Q - Comment envisagez-vous l'avenir, si le gouvernement persiste dans ce projet ?

E.-A. S. – Pendant le débat parlementaire, nous aurons à traduire le sentiment de ceux qui font la croissance et l'emploi et voient dans la loi Aubry l'affaiblissement des entreprises. Plusieurs scénarios sont envisageables. Le premier, souhaité par le gouvernement, est celui de la soumission, par lassitude, de l'ensemble des entrepreneurs. Elle s'accompagnerait d'une diminution de notre expansion, donc, d'un accroissement du chômage. La soumission consisterait, en effet, à moins développer l'entreprise, à des cessions par découragement, ou bien encore à des délocalisations, tacite ou non, hors de France. Une multitude de mini-décisions silencieuses entraîneront la baisse de régime de notre économie.

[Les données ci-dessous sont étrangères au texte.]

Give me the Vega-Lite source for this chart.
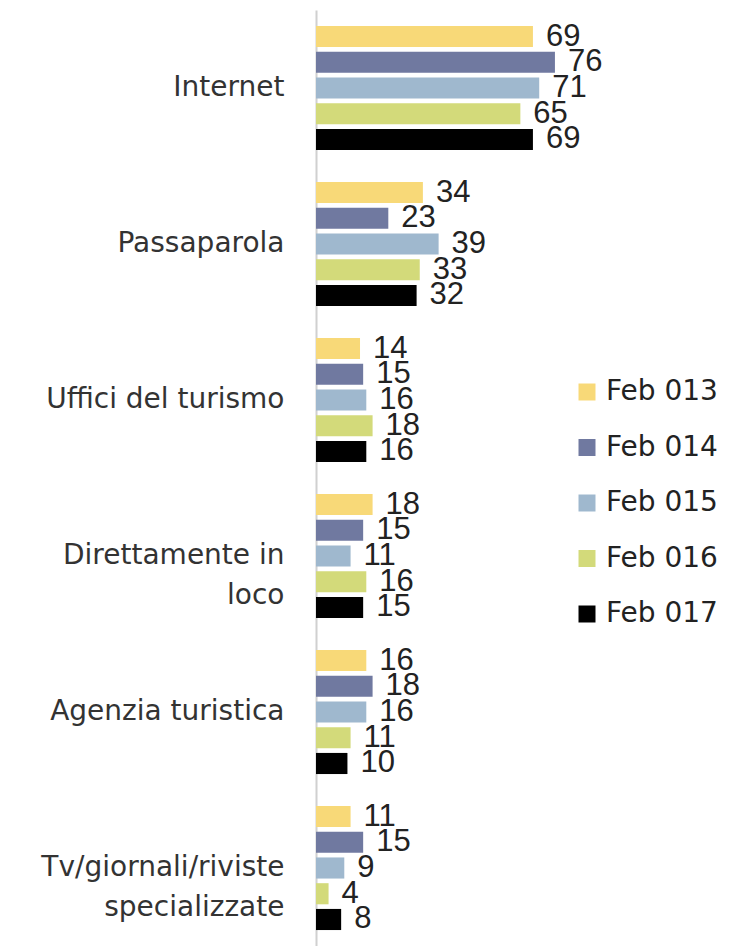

La majorité parlementaire pourrait aussi se rendre compte, et ce serait la bonne solution, de la crispation négative dans laquelle la seconde loi installera notre pays. Elle pourrait prendre sur elle d'entendre la voix des entrepreneurs et de retenir le résultat des négociations de branches. Nous développerons notre action à la rentrée pour provoquer cette prise de conscience. Nous avons déjà réuni 200 000 signatures d'entrepreneurs sur notre lettre ouverte à Mme Aubry qui proteste contre sa loi. On est loin des 10 000 accords revendiqués bruyamment par le ministère.

Le troisième scénario, c'est la crise de confiance entre les entrepreneurs et ceux qui dirigent notre pays. Je ne puis ni l'exclure, ni en décrire les éventuelles modalités. Nos instances en débattront. Si le gouvernement persiste à refuser d'écouter les entrepreneurs et à vouloir imposer aux entreprises une législation archaïque, unique en Europe, en rupture de cohérence avec les options prises pour le développement économique international de notre pays, nous risquons le blocage. La France, je vous le rappelle, compte 1 200 000 entreprises de moins de 50 salariés. Ce qui se joue sur les cinq ou dix ans à venir, c'est la mise en place pour l'entreprise française des conditions de réussite et d'échec dans le nouvel espace. Nous ne pouvons accepter la loi ringarde que l'on veut nous imposer pour des raisons politiques. Elle va réduire la liberté des entreprises de s'adapter au monde moderne et d'avancer : elle compromet les chances de la France.